Au bout du monde, il existe un espace imaginaire baigné dans une lumière plus blanche encore que le soleil vu de face. Avant toute présence humaine, le spectateur a le loisir d'en observer les rares éléments de carton qui le composent : un cygne placé de profil, un palmier, une sorte d'abri bus et une chaise. Une musique « spatiale » annonce la lente arrivée de face d'un homme vêtu de blanc et claquettes de piscine au pied. Sa marche est calibrée, légèrement saccadée, il pénètre l'espace comme ces personnages à moitié somnambules des jeux vidéo. Sans se départir de cette danse très près du sol, la marche subit des variations de vitesse et d'intensité, elle le conduit à découvrir physiquement, par contact direct, les différents éléments posés sur le plateau de scène. L'atmosphère est irréelle mais elle n'en est pas moins étrangère au spectateur de danse qui reconnaît par bribes des emprunts à la danse de Nijinski, attitude égyptienne de profil, ou à la danse romantique clairement symbolisée par la présence du cygne.
L'homme s'assied dans l'abri sur la chaise. La pluie se met à tomber. Interminable, elle résonne sur le carton, les fines gouttes ruissellent d'abord mais imprègnent progressivement ce matériau qui se décompose sous nos yeux. Un monde de rêve disparaît, liquéfié sous nos yeux impuissants. Loin des pièces de groupes auxquelles la chorégraphe Meg Stuart nous a habituées ces dernières années, toutes servies par un décor monumental, à l'imagerie complexe et aux actions multiples, Blessed est une pièce « économe ».
Sur scène, Francisco Camacho est seul, à l'exception d'une brève apparition de la danseuse Kotomi Nishiwaki. Quant au décor, il raisonne de sa propre fragilité. Seul luxe théâtral, et idée percutante, la pluie. Élément dramaturgique fondamental, il redéfinit l'espace scénique et le corps du danseur. La pluie, ou plus précisément l'eau qui tombe presque sans relâche des cintres, offre de nouveaux paysages pour une danse de corps humides. Dramatique, la pluie agit comme élément du réel qui fait irruption sur la scène inventée. Son action, bien qu'étant en partie imprévisible, puisqu'on ne peut prévoir exactement à quel moment le palmier ou l'abri vont s'écrouler, n'en demeure pas moins inévitable.
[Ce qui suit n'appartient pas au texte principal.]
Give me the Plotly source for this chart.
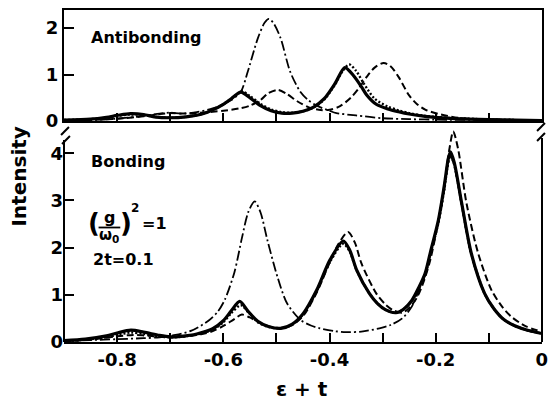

À la recherche d'une forme plus simple, Meg Stuart, poursuit cependant, avec cette pièce, les thèmes développés depuis ses premières pièces autour de la destruction, de la catastrophe, de l'échec, de la rupture. Profondément marquée par la catastrophe du passage le 29 août 2005 de l'ouragan Katrina dans sa ville natale de La Nouvelle Orléans, qui a fait état de plus de mille morts, Meg Stuart propose, avec Blessed, une réflexion autour de la survie. Comment composer ou recomposer son monde après le chaos ? À quel saint se vouer dans un univers de prédateurs prêts à abuser de la faiblesse humaine, entre le marché du divertissement et celui de la spiritualité ? Comment le corps réussit-il à surmonter les épreuves ? Sans jamais céder ni à la panique, ni à l'angoisse, ni aux hésitations, le corps ici repré senté accepte les circonstances imposées.
Les morceaux de cartons informes reprennent des formes multiples sous l'action de ses mains pour inventer mille autres abris possibles. Sculpteur infatigable de nouveaux espaces de vie, il ne se laisse pas aller au désespoir. Ouverte à l'appréciation de chacun, avec une scène finale qui fige l'homme en image, Meg Stuart signe ici une pièce qui affirme, avec maturité, la force consolatrice, bien que fragile, de l'art.